We decided to return to Tallinn so we could spend most of the afternoon back in the Old Town.  We began by walking back up to Toompea, the Upper Town, stopping along the way to take in the views of the Lower Town and some of the wall’s towers.  Unique among the medieval towns we’ve visited, Tallinn’s walls not only encircle the town, they also separate the upper classes in Toompea from the common folk down below.  

The Alexander Nevsky Cathedral, with its many onion domes topped by gleaming Orthodox crosses, dominates the Upper Town and the view from below.  Inside, candles burn, votive lights glow before the iconostasis, and we were able to listen to the chanted prayer of a robed priest as he blessed a couple of men standing before him at a side altar.

Toompea is a compact maze of narrow, unevenly cobbled streets, winding among government buildings, churches, small hotels, and a number of embassies and ambassadorial residences.  There are also several viewing platforms affording panoramas of the Lower Town, the port, and beyond.
Back in the Lower Town, we roamed through some of the less touristic lanes, as well as an area outside the walls, which really enhanced our understanding of their defensive capabilities.  We were also interested to see a row of what appeared to be currently occupied “townhomes” built into the exterior walls.

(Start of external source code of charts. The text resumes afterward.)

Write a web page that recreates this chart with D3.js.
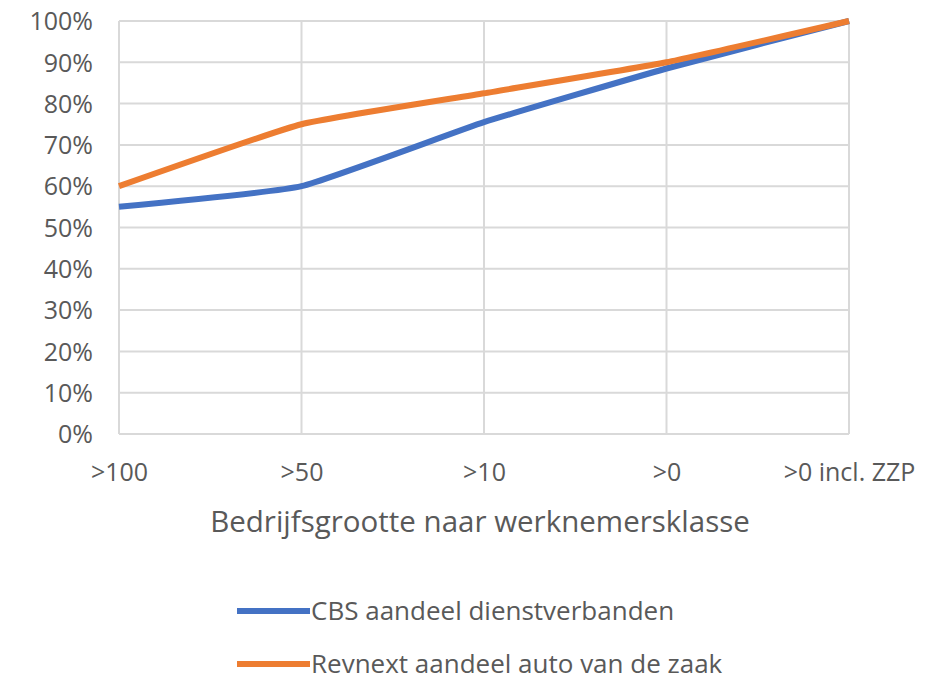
<!DOCTYPE html>
<html><head><meta charset="utf-8">
<script src="https://cdn.jsdelivr.net/npm/d3@7"></script>
<style>body{margin:0;background:#fff}svg{display:block}text{font-family:"Open Sans",sans-serif;fill:#595959}</style>
</head><body><svg id="c" width="935" height="681"></svg>
<script>
const categories = [">100", ">50", ">10", ">0", ">0 incl. ZZP"];
const cbsValues = [0.55, 0.60, 0.755, 0.885, 1.00];
const revnextValues = [0.60, 0.75, 0.825, 0.90, 1.00];
const yTicks = [0,0.1,0.2,0.3,0.4,0.5,0.6,0.7,0.8,0.9,1.0];
const seriesNames = ["CBS aandeel dienstverbanden", "Revnext aandeel auto van de zaak"];
const colors = ["#4472C4", "#ED7D31"];
const xTitle = "Bedrijfsgrootte naar werknemersklasse";

const svg = d3.select("#c");
const L=119, R=849, T=21, B=434;
const x = d3.scalePoint().domain(categories).range([L,R]);
const y = d3.scaleLinear().domain([0,1]).range([B,T]);

svg.append("g").selectAll("line").data(yTicks).join("line")
  .attr("x1",L).attr("x2",R).attr("y1",d=>y(d)).attr("y2",d=>y(d))
  .attr("stroke","#d9d9d9").attr("stroke-width",2);
svg.append("g").selectAll("line").data(categories).join("line")
  .attr("x1",d=>x(d)).attr("x2",d=>x(d)).attr("y1",T).attr("y2",B)
  .attr("stroke","#d9d9d9").attr("stroke-width",2);

const yAxis = d3.axisLeft(y).tickValues(yTicks).tickFormat(d3.format(".0%")).tickSize(0).tickPadding(0);
const ga = svg.append("g").attr("transform",`translate(${L-26},0)`).call(yAxis);
ga.select(".domain").remove();
ga.selectAll("text").attr("font-size",25).attr("font-family","Open Sans").attr("fill","#5f5f5f").attr("dy","0.35em");

const xAxis = d3.axisBottom(x).tickSize(0).tickPadding(0);
const gx = svg.append("g").attr("transform",`translate(0,${B+29})`).call(xAxis);
gx.select(".domain").remove();
gx.selectAll("text").attr("font-size",25).attr("font-family","Open Sans").attr("fill","#5f5f5f").attr("dy","0.7em");

svg.append("text").attr("x",480).attr("y",532).attr("text-anchor","middle")
  .attr("font-size",29.5).text(xTitle);

const line = d3.line().x((d,i)=>x(categories[i])).y(d=>y(d)).curve(d3.curveCardinal.tension(0.6));
[cbsValues, revnextValues].forEach((vals,i)=>{
  svg.append("path").attr("d",line(vals)).attr("fill","none")
    .attr("stroke",colors[i]).attr("stroke-width",6).attr("stroke-linejoin","round");
});

const lg = svg.append("g");
seriesNames.forEach((n,i)=>{
  const yy = 611 + i*53;
  lg.append("line").attr("x1",237).attr("x2",310).attr("y1",yy).attr("y2",yy)
    .attr("stroke",colors[i]).attr("stroke-width",6);
  lg.append("text").attr("x",311).attr("y",yy).attr("dy","0.35em").attr("font-size",26).text(n);
});
</script></body></html>
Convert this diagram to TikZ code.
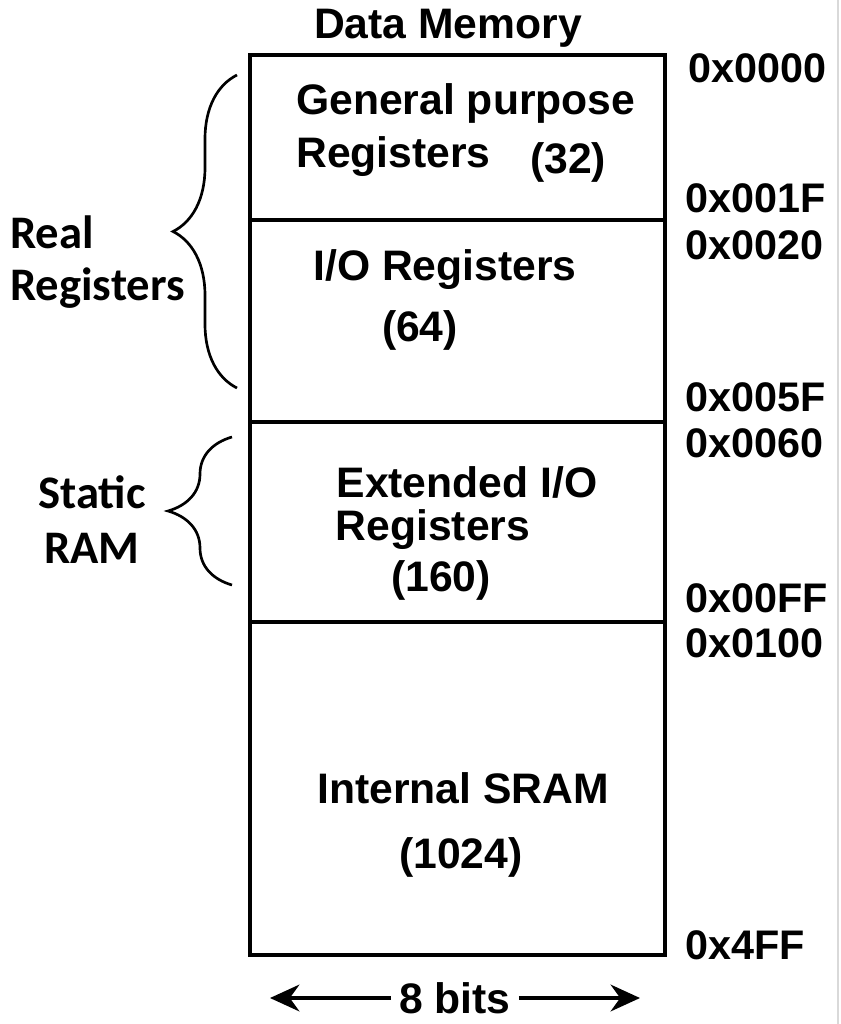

With that, we headed back to our apartment for happy hour, dinner, and preparation for tomorrow’s departure for the island of Saaremaa. Tallinn, despite the enormous cruise ships delivering hundreds of visitors to the Old Town every day, still feels very much as if it had been transported from the Middle Ages, rather than a Disney-like version of a walled town.  Even if you’ve never heard of it, you might want to put it on your travel bucket list!